* [EXERCISE TASK]: Give back the full listing, character for character, with no pictures.

* [SOURCE MATERIAL]:
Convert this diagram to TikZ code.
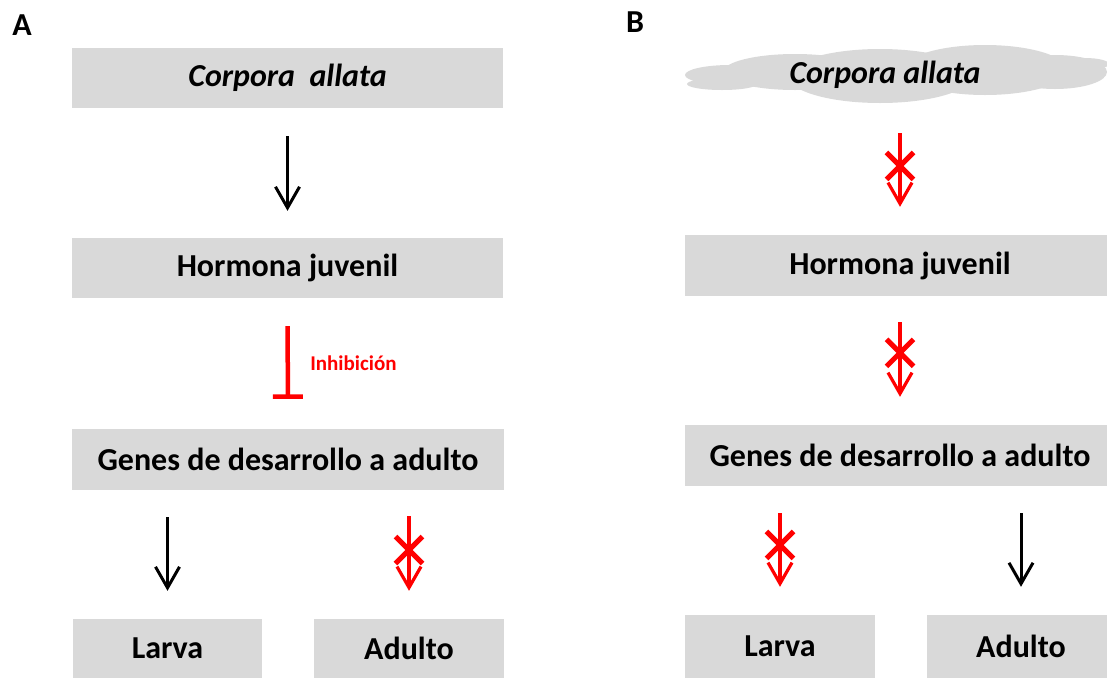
\documentclass[tikz,border=0pt]{standalone}
\usepackage{fontspec}
\setmainfont{Carlito}
\usetikzlibrary{arrows.meta,shapes.misc,calc}
\definecolor{boxgray}{HTML}{D9D9D9}
\definecolor{inhred}{HTML}{FF0000}
\tikzset{
  box/.style={fill=boxgray, draw=none, inner sep=0pt, font=\fontsize{32}{36}\selectfont\bfseries},
  blackarr/.style={draw=black, line width=3pt, -{Straight Barb[length=21pt,width=24pt]}},
  redarr/.style={draw=inhred, line width=3.2pt, -{Straight Barb[length=21pt,width=24pt]}},
  inharr/.style={draw=inhred, line width=4.5pt, -{Bar[width=30pt]}},
  xmark/.style={cross out, draw=inhred, line width=5pt, minimum width=27pt, minimum height=27pt, inner sep=0pt, outer sep=0pt},
  panel/.style={font=\fontsize{32}{36}\selectfont\bfseries},
  cloudpart/.style={fill=boxgray, draw=none}
}
\begin{document}
\begin{tikzpicture}[x=1pt,y=-1pt]
\useasboundingbox (0,0) rectangle (1107,678);
% ---------------- Panel A
\node[panel] (pa) at (22,25) {A};
\node[box, minimum width=431pt, minimum height=60pt] (a1) at (287.5,78) {\itshape Corpora\ \ allata};
\node[box, minimum width=431pt, minimum height=60pt] (a2) at (287.5,268) {Hormona juvenil};
\node[box, minimum width=432pt, minimum height=61pt] (a3) at (288,459.5) {Genes de desarrollo a adulto};
\node[box, minimum width=189pt, minimum height=59pt] (a4) at (167.5,648.5) {Larva};
\node[box, minimum width=190pt, minimum height=59pt] (a5) at (409,648.5) {Adulto};
\draw[blackarr, shorten <=28pt, shorten >=27pt] (a1.south) -- (a2.north);
\draw[inharr, shorten <=28pt, shorten >=30pt] (a2.south) -- node[right=17pt, text=inhred, font=\fontsize{21}{24}\selectfont\bfseries] (inh) {Inhibición} (a3.north);
\draw[blackarr, shorten <=27pt, shorten >=28pt] (a3.south -| a4.north) -- (a4.north);
\draw[redarr, shorten <=26pt, shorten >=28pt] (a3.south -| a5.north) -- (a5.north);
\node[xmark] (xa) at ($(a3.south -| a5.north)!0.465!(a5.north)$) {};
% ---------------- Panel B
\node[panel] (pb) at (635,22) {B};
\begin{scope}
\fill[cloudpart] (730,75) ellipse [x radius=45, y radius=10];
\fill[cloudpart] (722,84) ellipse [x radius=35, y radius=6];
\fill[cloudpart] (795,72) ellipse [x radius=72, y radius=18];
\fill[cloudpart] (880,76) ellipse [x radius=92, y radius=27];
\fill[cloudpart] (985,70) ellipse [x radius=82, y radius=25];
\fill[cloudpart] (1055,72) ellipse [x radius=52, y radius=17];
\fill[cloudpart] (1085,64) ellipse [x radius=24, y radius=6];
\end{scope}
\node[box, fill=none, minimum width=200pt, minimum height=56pt] (b1) at (885,75) {\itshape Corpora allata};
\node[box, minimum width=430pt, minimum height=61pt] (b2) at (900,265.5) {Hormona juvenil};
\node[box, minimum width=430pt, minimum height=61pt] (b3) at (900,455.5) {Genes de desarrollo a adulto};
\node[box, minimum width=190pt, minimum height=63pt] (b4) at (780,646.5) {Larva};
\node[box, minimum width=188pt, minimum height=63pt] (b5) at (1021,646.5) {Adulto};
\draw[redarr, shorten <=30pt, shorten >=28pt] (b2.north |- b1.south) -- (b2.north);
\node[xmark] (xb1) at ($(b2.north |- b1.south)!0.477!(b2.north)$) {};
\draw[redarr, shorten <=26pt, shorten >=28pt] (b2.south) -- (b3.north);
\node[xmark] (xb2) at ($(b2.south)!0.44!(b3.north)$) {};
\draw[redarr, shorten <=27pt, shorten >=28pt] (b3.south -| b4.north) -- (b4.north);
\node[xmark] (xb3) at ($(b3.south -| b4.north)!0.457!(b4.north)$) {};
\draw[blackarr, shorten <=27pt, shorten >=28pt] (b3.south -| b5.north) -- (b5.north);
\end{tikzpicture}
\end{document}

* [FINAL ANSWER]:
Convert this diagram to TikZ code.
\documentclass[tikz,border=0pt]{standalone}
\usepackage{fontspec}
\setmainfont{Carlito}
\usetikzlibrary{arrows.meta,shapes.misc,calc}
\definecolor{boxgray}{HTML}{D9D9D9}
\definecolor{inhred}{HTML}{FF0000}
\tikzset{
  box/.style={fill=boxgray, draw=none, inner sep=0pt, font=\fontsize{32}{36}\selectfont\bfseries},
  blackarr/.style={draw=black, line width=3pt, -{Straight Barb[length=21pt,width=24pt]}},
  redarr/.style={draw=inhred, line width=3.2pt, -{Straight Barb[length=21pt,width=24pt]}},
  inharr/.style={draw=inhred, line width=4.5pt, -{Bar[width=30pt]}},
  xmark/.style={cross out, draw=inhred, line width=5pt, minimum width=27pt, minimum height=27pt, inner sep=0pt, outer sep=0pt},
  panel/.style={font=\fontsize{32}{36}\selectfont\bfseries},
  cloudpart/.style={fill=boxgray, draw=none}
}
\begin{document}
\begin{tikzpicture}[x=1pt,y=-1pt]
\useasboundingbox (0,0) rectangle (1107,678);
% ---------------- Panel A
\node[panel] (pa) at (22,25) {A};
\node[box, minimum width=431pt, minimum height=60pt] (a1) at (287.5,78) {\itshape Corpora\ \ allata};
\node[box, minimum width=431pt, minimum height=60pt] (a2) at (287.5,268) {Hormona juvenil};
\node[box, minimum width=432pt, minimum height=61pt] (a3) at (288,459.5) {Genes de desarrollo a adulto};
\node[box, minimum width=189pt, minimum height=59pt] (a4) at (167.5,648.5) {Larva};
\node[box, minimum width=190pt, minimum height=59pt] (a5) at (409,648.5) {Adulto};
\draw[blackarr, shorten <=28pt, shorten >=27pt] (a1.south) -- (a2.north);
\draw[inharr, shorten <=28pt, shorten >=30pt] (a2.south) -- node[right=17pt, text=inhred, font=\fontsize{21}{24}\selectfont\bfseries] (inh) {Inhibición} (a3.north);
\draw[blackarr, shorten <=27pt, shorten >=28pt] (a3.south -| a4.north) -- (a4.north);
\draw[redarr, shorten <=26pt, shorten >=28pt] (a3.south -| a5.north) -- (a5.north);
\node[xmark] (xa) at ($(a3.south -| a5.north)!0.465!(a5.north)$) {};
% ---------------- Panel B
\node[panel] (pb) at (635,22) {B};
\begin{scope}
\fill[cloudpart] (730,75) ellipse [x radius=45, y radius=10];
\fill[cloudpart] (722,84) ellipse [x radius=35, y radius=6];
\fill[cloudpart] (795,72) ellipse [x radius=72, y radius=18];
\fill[cloudpart] (880,76) ellipse [x radius=92, y radius=27];
\fill[cloudpart] (985,70) ellipse [x radius=82, y radius=25];
\fill[cloudpart] (1055,72) ellipse [x radius=52, y radius=17];
\fill[cloudpart] (1085,64) ellipse [x radius=24, y radius=6];
\end{scope}
\node[box, fill=none, minimum width=200pt, minimum height=56pt] (b1) at (885,75) {\itshape Corpora allata};
\node[box, minimum width=430pt, minimum height=61pt] (b2) at (900,265.5) {Hormona juvenil};
\node[box, minimum width=430pt, minimum height=61pt] (b3) at (900,455.5) {Genes de desarrollo a adulto};
\node[box, minimum width=190pt, minimum height=63pt] (b4) at (780,646.5) {Larva};
\node[box, minimum width=188pt, minimum height=63pt] (b5) at (1021,646.5) {Adulto};
\draw[redarr, shorten <=30pt, shorten >=28pt] (b2.north |- b1.south) -- (b2.north);
\node[xmark] (xb1) at ($(b2.north |- b1.south)!0.477!(b2.north)$) {};
\draw[redarr, shorten <=26pt, shorten >=28pt] (b2.south) -- (b3.north);
\node[xmark] (xb2) at ($(b2.south)!0.44!(b3.north)$) {};
\draw[redarr, shorten <=27pt, shorten >=28pt] (b3.south -| b4.north) -- (b4.north);
\node[xmark] (xb3) at ($(b3.south -| b4.north)!0.457!(b4.north)$) {};
\draw[blackarr, shorten <=27pt, shorten >=28pt] (b3.south -| b5.north) -- (b5.north);
\end{tikzpicture}
\end{document}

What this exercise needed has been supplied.